[llvm] [AArch64][SVE2] Generate urshr rounding shift rights (PR #78374)

Tue Jan 30 11:19:26 PST 2024

================
@@ -20895,12 +20983,24 @@ static SDValue performUzpCombine(SDNode *N, SelectionDAG &DAG,
     }
   }
 
+  if (SDValue Urshr = tryCombineExtendRShTrunc(N, DAG))
+    return Urshr;
+
   if (SDValue Rshrnb = trySimplifySrlAddToRshrnb(Op0, DAG, Subtarget))
     return DAG.getNode(AArch64ISD::UZP1, DL, ResVT, Rshrnb, Op1);
 
   if (SDValue Rshrnb = trySimplifySrlAddToRshrnb(Op1, DAG, Subtarget))
     return DAG.getNode(AArch64ISD::UZP1, DL, ResVT, Op0, Rshrnb);
 
+  // uzp1(bitcast(x), bitcast(y)) -> uzp1(x, y)
+  if (isHalvingTruncateAndConcatOfLegalIntScalableType(N) &&
+      Op0.getOpcode() == ISD::BITCAST && Op1.getOpcode() == ISD::BITCAST) {
----------------
davemgreen wrote:

It is not obvious to me why it is valid to remove the BITCAST in all cases. Is it because the instruction is entirely defined by the output type, and so the input types do not matter? We can just remove the bitcasts, and doing so leads to simpler code?

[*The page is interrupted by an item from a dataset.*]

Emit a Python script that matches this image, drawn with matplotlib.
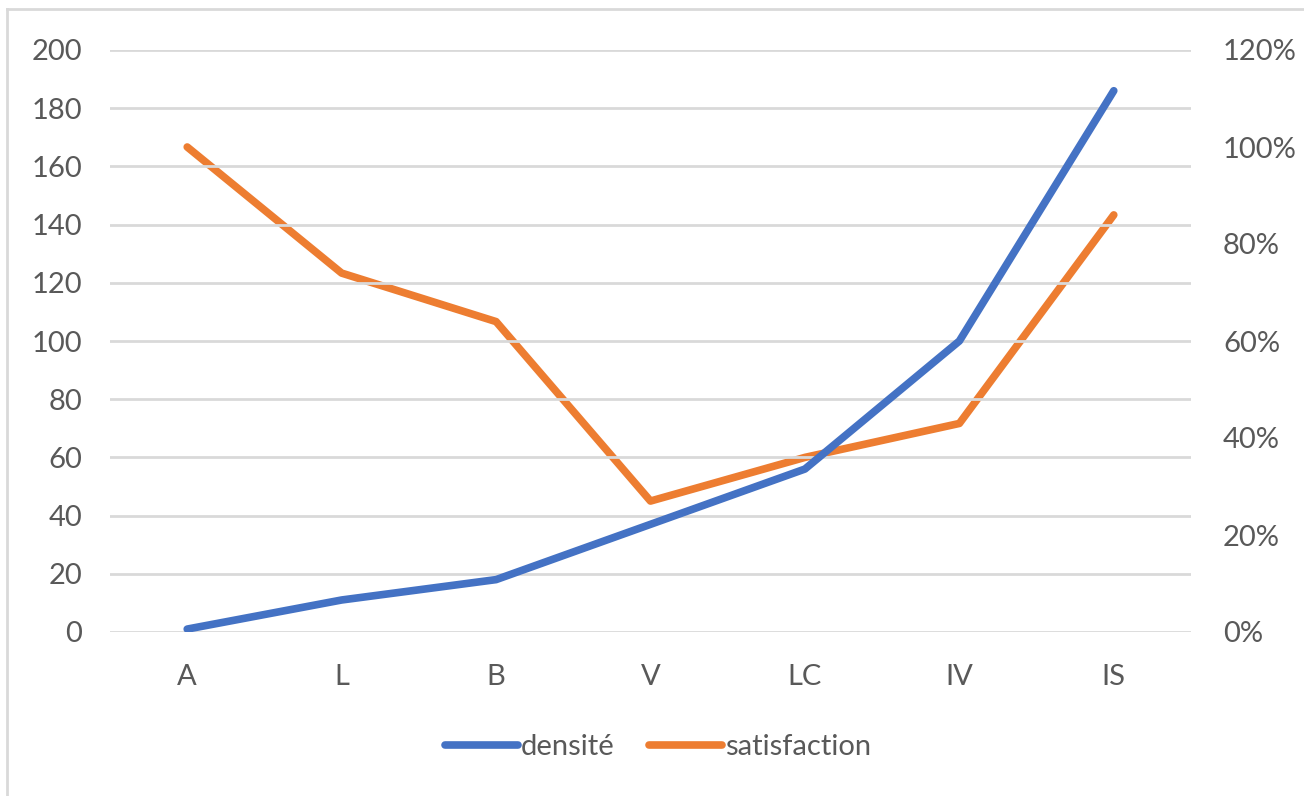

Under big endian a BITCAST will actually swap the order of certain lanes (they are defined in terms of storing in one type and reloading in another, so are lowered to a REV). BE isn't supported for SVE yet for some reason, but we should limit this to LE.

https://github.com/llvm/llvm-project/pull/78374